The image communicates a quiet harbour at rest—boats ready for tomorrow, or just returned. It’s atmospheric, but it doesn’t stretch beyond description; there’s no small human gesture or bit of activity to make this night specific and memorable. A figure coiling a rope, a lamp being switched off, or even a single person sitting on the rocks would give the scene a heartbeat. As it stands, it’s a calm postcard of place rather than a moment. Consider what tiny action could have told us “why now?” not just “where.”

IMPACT ★★★

The colour contrast and still water make for a pleasing, polished frame that most viewers will enjoy. However, boat‑at‑dusk scenes are common, and the overlapping shapes and heavy mid‑tone band keep it from feeling distinctive.
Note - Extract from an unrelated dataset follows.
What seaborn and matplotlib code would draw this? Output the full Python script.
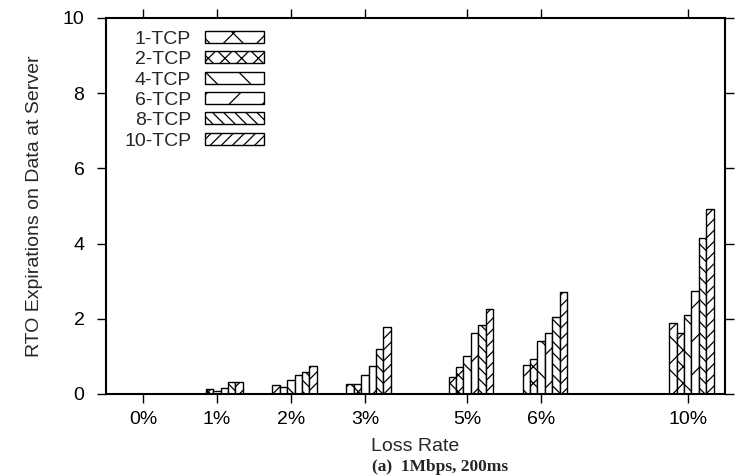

With cleaner spacing, a purposeful crop, and either gentle detail in the rocks or a small human element, this could move from “nice” to “compelling.” Aim for one decisive visual idea to dominate—either the rhythm of three boats perfectly separated, or a single boat as the hero with the others supporting.

CONSTRUCTIVE NEXT STEPS
  • Reframe for separation: next time take two big steps left or right (or slightly higher) to reduce the overlap of outriggers and create clear gaps between the three boats; then crop 8–12% off the bottom to remove the dead black water.
  • Stabilise and refine exposure: use a tripod at ISO 100–200, f/8–f/11, 2–6 seconds during early blue hour to hold sky detail, smooth the water slightly, and keep the boats tack‑sharp.
  • Tidy the frame in post: clone out the rope in the bottom‑right corner and any tiny bright flecks on the rocks; lift the breakwater by about 0.5–1 stop with a masked dodge to reveal texture without losing night mood.
  • Balance colour gently: reduce Yellow and Blue saturation by ~10–15% in HSL and set white balance via a grey reference on the boats’ white slats to keep the warm/cool contrast natural rather than loud.